Growing up in a broken family, his father abandoned him, while his mother was an alcoholic, Steve spent time going back and forth from his mom, to his uncle, his maternal grandparents and ultimately to a reform school.

He served a three years in the Marines and decided to try acting. As they famously say, the rest is history.

After the major success of his TV show, “Wanted: Dead or Alive,” McQueen starred in the classic Western, “The Magnificent Seven.” After that, his breakout role was in “The Great Escape” and then, the legendary “Bullitt,” which made him the #1 actor in the world.

Steve McQueen was the entire package: fashion icon, global superstar, motorcycle rider, race car driver and more. But there was something missing in his life left by an absent father, who McQueen tried to find in his adult life. Steve started into heavy drinking, drugs and womanizing on an epic scale.

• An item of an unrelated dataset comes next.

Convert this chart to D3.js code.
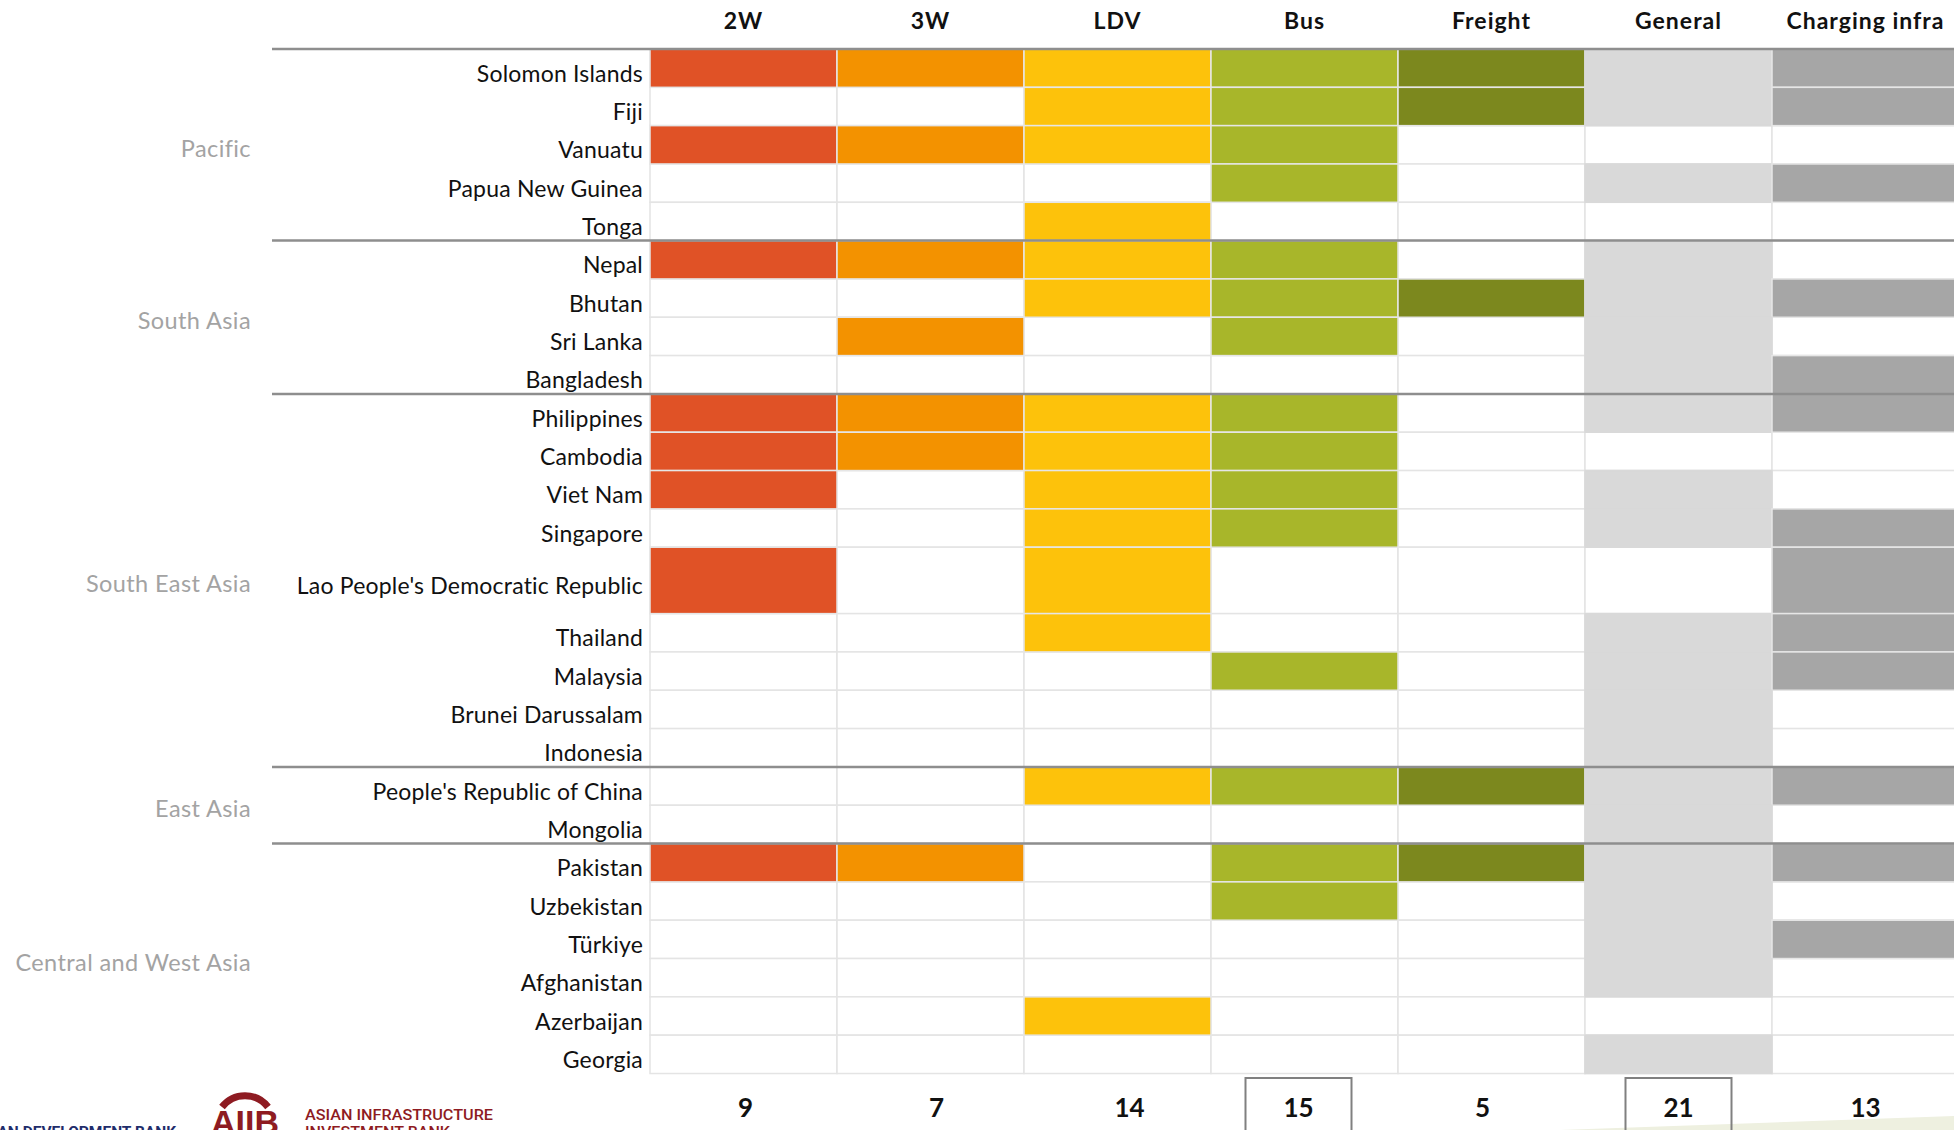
<!DOCTYPE html>
<html>
<head>
<meta charset="utf-8">
<script src="https://cdn.jsdelivr.net/npm/d3@7"></script>
<style>
  html, body { margin: 0; padding: 0; background: #fff; }
  svg { display: block; }
</style>
</head>
<body>
<svg id="chart" width="1954" height="1130"></svg>
<script>
// ---------------- DATA ----------------
const columns = ["2W", "3W", "LDV", "Bus", "Freight", "General", "Charging infra"];
const columnTotals = ["9", "7", "14", "15", "5", "21", "13"];
const highlightedTotals = ["Bus", "General"];

const regions = ["Pacific", "South Asia", "South East Asia", "East Asia", "Central and West Asia"];

const countries = [
  "Solomon Islands", "Fiji", "Vanuatu", "Papua New Guinea", "Tonga",
  "Nepal", "Bhutan", "Sri Lanka", "Bangladesh",
  "Philippines", "Cambodia", "Viet Nam", "Singapore", "Lao People's Democratic Republic",
  "Thailand", "Malaysia", "Brunei Darussalam", "Indonesia",
  "People's Republic of China", "Mongolia",
  "Pakistan", "Uzbekistan", "Türkiye", "Afghanistan", "Azerbaijan", "Georgia"
];
const countryRegion = [
  "Pacific", "Pacific", "Pacific", "Pacific", "Pacific",
  "South Asia", "South Asia", "South Asia", "South Asia",
  "South East Asia", "South East Asia", "South East Asia", "South East Asia", "South East Asia",
  "South East Asia", "South East Asia", "South East Asia", "South East Asia",
  "East Asia", "East Asia",
  "Central and West Asia", "Central and West Asia", "Central and West Asia",
  "Central and West Asia", "Central and West Asia", "Central and West Asia"
];

// 1 = country has a target/policy for the segment, 0 = none (same order as countries)
const twoW     = [1,0,1,0,0, 1,0,0,0, 1,1,1,0,1,0,0,0,0, 0,0, 1,0,0,0,0,0];
const threeW   = [1,0,1,0,0, 1,0,1,0, 1,1,0,0,0,0,0,0,0, 0,0, 1,0,0,0,0,0];
const ldv      = [1,1,1,0,1, 1,1,0,0, 1,1,1,1,1,1,0,0,0, 1,0, 0,0,0,0,1,0];
const bus      = [1,1,1,1,0, 1,1,1,0, 1,1,1,1,0,0,1,0,0, 1,0, 1,1,0,0,0,0];
const freight  = [1,1,0,0,0, 0,1,0,0, 0,0,0,0,0,0,0,0,0, 1,0, 1,0,0,0,0,0];
const general  = [1,1,0,1,0, 1,1,1,1, 1,0,1,1,0,1,1,1,1, 1,1, 1,1,1,1,0,1];
const charging = [1,1,0,1,0, 0,1,0,1, 1,0,0,1,1,1,1,0,0, 1,0, 1,0,1,0,0,0];

const seriesByColumn = [twoW, threeW, ldv, bus, freight, general, charging];
const columnColors = ["#E05226", "#F39200", "#FDC20B", "#A8B62A", "#7C881E", "#D9D9D9", "#A6A6A6"];

// ---------------- LAYOUT ----------------
const W = 1954, H = 1130;
const gridLeft = 650, colW = 187;
const gridTop = 49, gridBottom = 1073.5;
const lineLeft = 272;
const tallRows = new Set(["Lao People's Democratic Republic"]);
const tallWeight = 1.733;
const font = "Lato, 'Open Sans', sans-serif";
// small horizontal nudges of the total labels (as placed in the original)
const totalNudge = [2, 6, 12, -6, -9, 0, 0];

const svg = d3.select("#chart");

// background decoration (pale wedge bottom right)
svg.append("path")
  .attr("d", `M1560,${H} L${W},1116 L${W},${H} Z`)
  .attr("fill", "#EEF0E0");

const x = d3.scaleBand().domain(columns).range([gridLeft, gridLeft + colW * columns.length]).padding(0);

const weights = countries.map(c => tallRows.has(c) ? tallWeight : 1);
const cum = [0];
weights.forEach((w, i) => cum.push(cum[i] + w));
const yUnit = d3.scaleLinear().domain([0, cum[cum.length - 1]]).range([gridTop, gridBottom]);
const rowTop = i => yUnit(cum[i]);
const rowBot = i => yUnit(cum[i + 1]);
const rowMid = i => (rowTop(i) + rowBot(i)) / 2;

const color = d3.scaleOrdinal().domain(columns).range(columnColors);

// cells
const cells = [];
countries.forEach((c, i) => {
  columns.forEach((col, j) => {
    cells.push({ country: c, i, col, v: seriesByColumn[j][i] });
  });
});

const gCells = svg.append("g");
gCells.selectAll("rect.bg").data(cells).join("rect")
  .attr("class", "bg")
  .attr("x", d => x(d.col))
  .attr("y", d => rowTop(d.i))
  .attr("width", x.bandwidth())
  .attr("height", d => rowBot(d.i) - rowTop(d.i))
  .attr("fill", "#fff")
  .attr("stroke", "#E4E4E4")
  .attr("stroke-width", 1.5);

gCells.selectAll("rect.fill").data(cells.filter(d => d.v)).join("rect")
  .attr("class", "fill")
  .attr("x", d => x(d.col))
  .attr("y", d => rowTop(d.i))
  .attr("width", x.bandwidth())
  .attr("height", d => rowBot(d.i) - rowTop(d.i))
  .attr("fill", d => color(d.col))
  .attr("stroke", d => d.col === "General" ? color(d.col) : "#E6E6E6")
  .attr("stroke-width", 1.5);

// group separator lines + header line
const groupStarts = [];
countries.forEach((c, i) => {
  if (i === 0 || countryRegion[i] !== countryRegion[i - 1]) groupStarts.push(i);
});
svg.append("g").selectAll("line").data(groupStarts).join("line")
  .attr("x1", lineLeft).attr("x2", W)
  .attr("y1", d => rowTop(d)).attr("y2", d => rowTop(d))
  .attr("stroke", "#8E8E8E")
  .attr("stroke-width", 2.5);

// column headers
svg.append("g").selectAll("text").data(columns).join("text")
  .attr("x", d => x(d) + x.bandwidth() / 2)
  .attr("y", 29)
  .attr("text-anchor", "middle")
  .attr("font-family", font)
  .attr("font-weight", 700)
  .attr("font-size", 23)
  .attr("letter-spacing", 1)
  .attr("fill", "#111")
  .text(d => d);

// country labels
svg.append("g").selectAll("text").data(countries).join("text")
  .attr("x", 643)
  .attr("y", (d, i) => rowMid(i) + 13.5)
  .attr("text-anchor", "end")
  .attr("font-family", font)
  .attr("font-size", 23)
  .attr("letter-spacing", 0.2)
  .attr("fill", "#111")
  .text(d => d);

// region labels
const regionSpans = regions.map(r => {
  const idx = countries.map((c, i) => i).filter(i => countryRegion[i] === r);
  return { r, top: rowTop(d3.min(idx)), bot: rowBot(d3.max(idx)) };
});
svg.append("g").selectAll("text").data(regionSpans).join("text")
  .attr("x", 251)
  .attr("y", d => (d.top + d.bot) / 2 + 12)
  .attr("text-anchor", "end")
  .attr("font-family", font)
  .attr("font-size", 23.5)
  .attr("letter-spacing", 0.4)
  .attr("fill", "#A3A3A3")
  .text(d => d.r);

// totals
const totals = columns.map((c, j) => ({ col: c, t: columnTotals[j], dx: totalNudge[j] }));
svg.append("g").selectAll("rect").data(totals.filter(d => highlightedTotals.includes(d.col))).join("rect")
  .attr("x", d => x(d.col) + x.bandwidth() / 2 + d.dx - 53)
  .attr("y", 1078)
  .attr("width", 106)
  .attr("height", 70)
  .attr("fill", "none")
  .attr("stroke", "#808080")
  .attr("stroke-width", 2);
svg.append("g").selectAll("text").data(totals).join("text")
  .attr("x", d => x(d.col) + x.bandwidth() / 2 + d.dx)
  .attr("y", 1117)
  .attr("text-anchor", "middle")
  .attr("font-family", font)
  .attr("font-weight", 700)
  .attr("font-size", 26)
  .attr("fill", "#111")
  .text(d => d.t);

// logos (partially cut at bottom, as in the original)
svg.append("text")
  .attr("x", 176).attr("y", 1137)
  .attr("text-anchor", "end")
  .attr("font-family", "Roboto, sans-serif")
  .attr("font-weight", 700)
  .attr("font-size", 15.5)
  .attr("fill", "#1F2D6B")
  .text("ASIAN DEVELOPMENT BANK");

const aiib = "#8E1B22";
svg.append("path")
  .attr("d", "M222,1107 A29,29 0 0,1 268,1107")
  .attr("fill", "none")
  .attr("stroke", aiib)
  .attr("stroke-width", 7);
svg.append("text")
  .attr("x", 211).attr("y", 1134)
  .attr("font-family", "'Liberation Sans', Arial, sans-serif")
  .attr("font-weight", 700)
  .attr("font-size", 34)
  .attr("fill", aiib)
  .text("AIIB");
svg.append("text")
  .attr("x", 305).attr("y", 1120)
  .attr("font-family", "Roboto, sans-serif")
  .attr("font-weight", 500)
  .attr("font-size", 15)
  .attr("textLength", 188)
  .attr("lengthAdjust", "spacingAndGlyphs")
  .attr("fill", aiib)
  .text("ASIAN INFRASTRUCTURE");
svg.append("text")
  .attr("x", 305).attr("y", 1137)
  .attr("font-family", "Roboto, sans-serif")
  .attr("font-weight", 500)
  .attr("font-size", 15)
  .attr("textLength", 145)
  .attr("lengthAdjust", "spacingAndGlyphs")
  .attr("fill", aiib)
  .text("INVESTMENT BANK");
</script>
</body>
</html>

Fed up with it all, he eventually left Hollywood and moved to Santa Paula, CA, an agricultural community where he bought a hanger for his growing collection of classic cars and motorcycles. Though he was given many of the prime roles of major successful movies of that era – “Apocalypse Now”, “Close Encounters of the Third Kind,” and “Superman” to name a few – Steve simply lost interest. He even charged $50,000 to read a script.

Original Bullitt Mustang

One thing Steve always wanted to do was to learn to fly an airplane.

He bought a PT Stearman biplane for $35,000, but needed lessons. The only man who was qualified to teach him was Sammy Mason, a no-nonsense former test and acrobatic pilot, who was also a civilian trainer during World War II. A committed Christian, Mason lived his faith in a way that intrigued Steve. They had numerous conversations during their flying lessons, and Steve asked Mason if he could attend church with him. Their relationship ended up turning Steve into a Christian himself.

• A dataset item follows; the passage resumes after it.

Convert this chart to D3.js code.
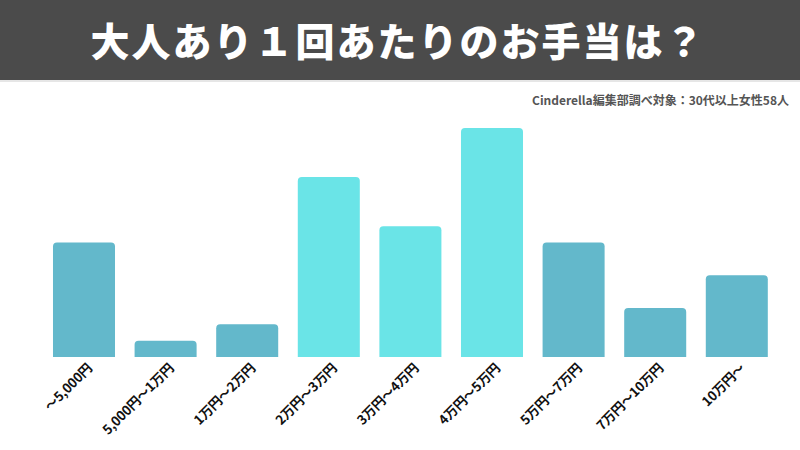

The #1 actor in the world became a follower of Jesus Christ.

This is so fascinating of a story that there is a book with McQueen biographer Marshall Terrill, titled, “Steve McQueen: The Salvation of An American Icon.” A documentary film came out afterwards, “Steve McQueen: American Icon.” The film has exclusive interviews with those that knew Steve best, including his widow, Barbara Minty McQueen, who personally tells the story of Steve’s conversion. The film also has never heard before audio recordings of McQueen talking about his faith on his deathbed.

Steve did not to be found on the soundstage of a Hollywood movie set, but rather on the balcony of a church in Ventura, CA.

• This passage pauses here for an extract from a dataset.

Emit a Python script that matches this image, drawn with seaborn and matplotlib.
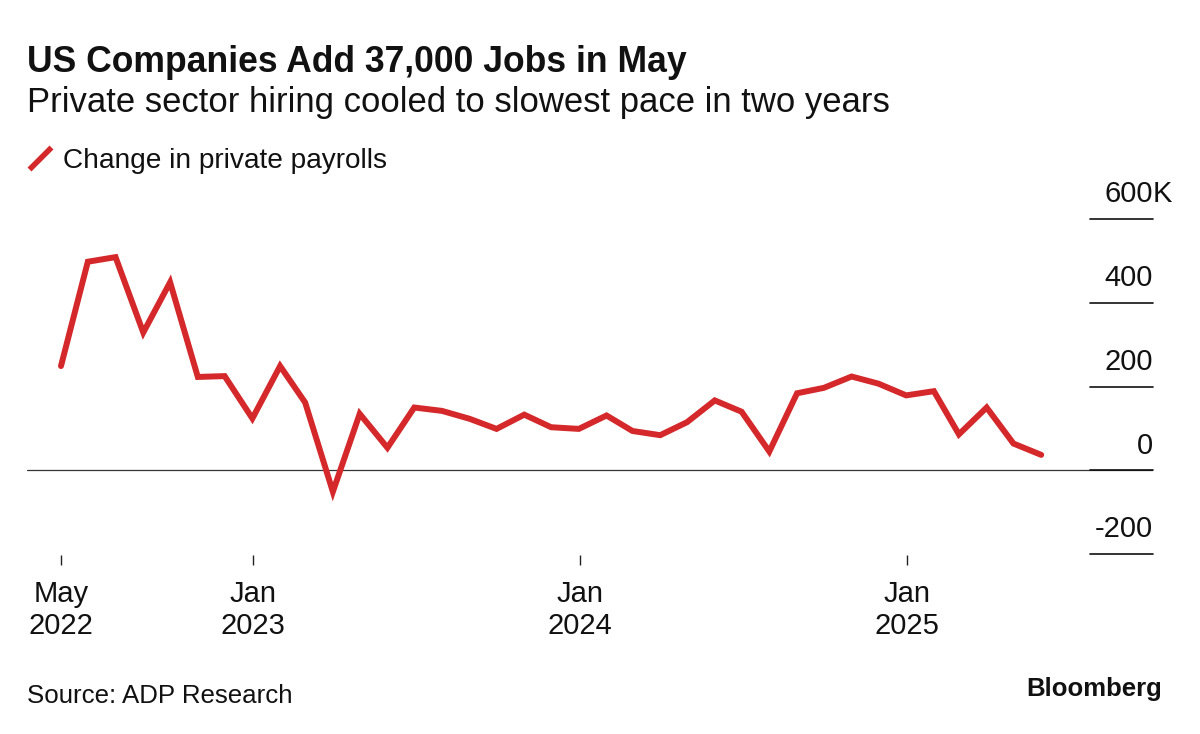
import numpy as np
import pandas as pd
import matplotlib
matplotlib.use("Agg")
import matplotlib.pyplot as plt
import seaborn as sns
from matplotlib.lines import Line2D

# ---------------- data ----------------
start_month = "2022-05-01"
n_months = 37
payroll_k = [249, 498, 509, 329, 449, 223, 225, 124, 249, 162, -51, 135, 54, 150,
             142, 123, 99, 133, 103, 99, 131, 94, 84, 115, 167, 140, 45, 184,
             197, 224, 207, 179, 189, 86, 150, 64, 37]
x_tick_dates = ["2022-05-31", "2023-01-01", "2024-01-01", "2025-01-01"]
x_tick_labels = ["May\n2022", "Jan\n2023", "Jan\n2024", "Jan\n2025"]
y_ticks = [-200, 0, 200, 400, 600]
y_tick_labels = ["-200", "0", "200", "400", "600"]
y_unit_suffix = "K"

title = "US Companies Add 37,000 Jobs in May"
subtitle = "Private sector hiring cooled to slowest pace in two years"
legend_label = "Change in private payrolls"
source = "Source: ADP Research"
brand = "Bloomberg"

RED = "#D5282B"
INK = "#111111"

dates = pd.date_range(start_month, periods=n_months, freq="MS") + pd.offsets.MonthEnd(0)
df = pd.DataFrame({"date": dates, "value": payroll_k})

# ---------------- style ----------------
sns.set_theme(style="white")
plt.rcParams["font.family"] = ["Liberation Sans", "DejaVu Sans"]
plt.rcParams["text.color"] = INK

W, H = 1200, 734
fig = plt.figure(figsize=(W / 100, H / 100), dpi=100)
fig.patch.set_facecolor("white")

ax_left, ax_right, ax_top, ax_bottom = 27, 1153, 219, 555
ax = fig.add_axes([ax_left / W, 1 - ax_bottom / H,
                   (ax_right - ax_left) / W, (ax_bottom - ax_top) / H])
ax.set_facecolor("white")

sns.lineplot(data=df, x="date", y="value", ax=ax, color=RED, linewidth=4.3,
             legend=False, solid_joinstyle="miter")

ax.set_xlim(dates[0] - pd.Timedelta(days=38), dates[-1] + pd.Timedelta(days=125))
ax.set_ylim(-202, 600)

for s in ax.spines.values():
    s.set_visible(False)

ax.set_xlabel("")
ax.set_ylabel("")
ax.set_yticks([])
ax.set_xticks(pd.to_datetime(x_tick_dates))
ax.set_xticklabels(x_tick_labels, linespacing=1.2)
ax.tick_params(axis="x", bottom=True, length=7.2, width=1.0, color="#222222",
               pad=10.5, labelsize=21, labelcolor=INK)

# zero line
ax.axhline(0, color="#333333", lw=0.9, zorder=1)

# short gridlines with labels on the right
ytr = ax.get_yaxis_transform()
for i, (v, lbl) in enumerate(zip(y_ticks, y_tick_labels)):
    ax.plot([0.944, 1.0], [v, v], transform=ytr, color=INK, lw=1.2,
            clip_on=False, zorder=2)
    ax.annotate(lbl, xy=(1.0, v), xycoords=ytr, xytext=(0, 12),
                textcoords="offset points", ha="right", va="baseline",
                fontsize=21, color=INK)
    if v == max(y_ticks):
        ax.annotate(y_unit_suffix, xy=(1.0, v), xycoords=ytr, xytext=(0, 12),
                    textcoords="offset points", ha="left", va="baseline",
                    fontsize=21, color=INK, annotation_clip=False)

# ---------------- texts ----------------
renderer = fig.canvas.get_renderer()


def fig_text(x, y, s, target_w=None, **kw):
    t = fig.text(x / W, 1 - y / H, s, va="baseline", **kw)
    if target_w is not None:
        w = t.get_window_extent(renderer).width
        t.set_fontsize(t.get_fontsize() * target_w / w)
    return t


fig_text(27, 72, title, target_w=662, fontsize=24, fontweight="bold")
fig_text(27, 112, subtitle, target_w=860, fontsize=21)
fig_text(63, 168, legend_label, target_w=324, fontsize=19)
fig_text(27, 703, source, target_w=266, fontsize=18)
fig_text(1162, 696, brand, target_w=136, fontsize=17, fontweight="bold", ha="right")

fig.add_artist(Line2D([29.5 / W, 51.5 / W], [1 - 169.5 / H, 1 - 147.5 / H],
                      color=RED, lw=4.0, solid_capstyle="butt"))

fig.savefig("out.png", dpi=100, facecolor="white")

Steve was ready to learn the Bible and went every Sunday with family and friends in tow. He even asked the pastor if he could serve as an usher in church.

Unfortunately, McQueen learned he had cancer about six months after his conversion to Christ and eventually died in a clinic in Juarez, Mexico after doctors in the United States gave him no hope for survival. But Steve McQueen died with faith in God and a Bible given to him by evangelist Billy Graham tightly clutched in his hand.

The icon finally found the father he was looking for — in God.


Near the end of his life, Steve McQueen said, “My only regret in life is that I was not able to tell people about what Christ did for me.”

I’m happy that 40 years after his death — around the same amount of time his Bullitt was hidden in a garage — Steve McQueen finally was able to tell people what Christ did for him.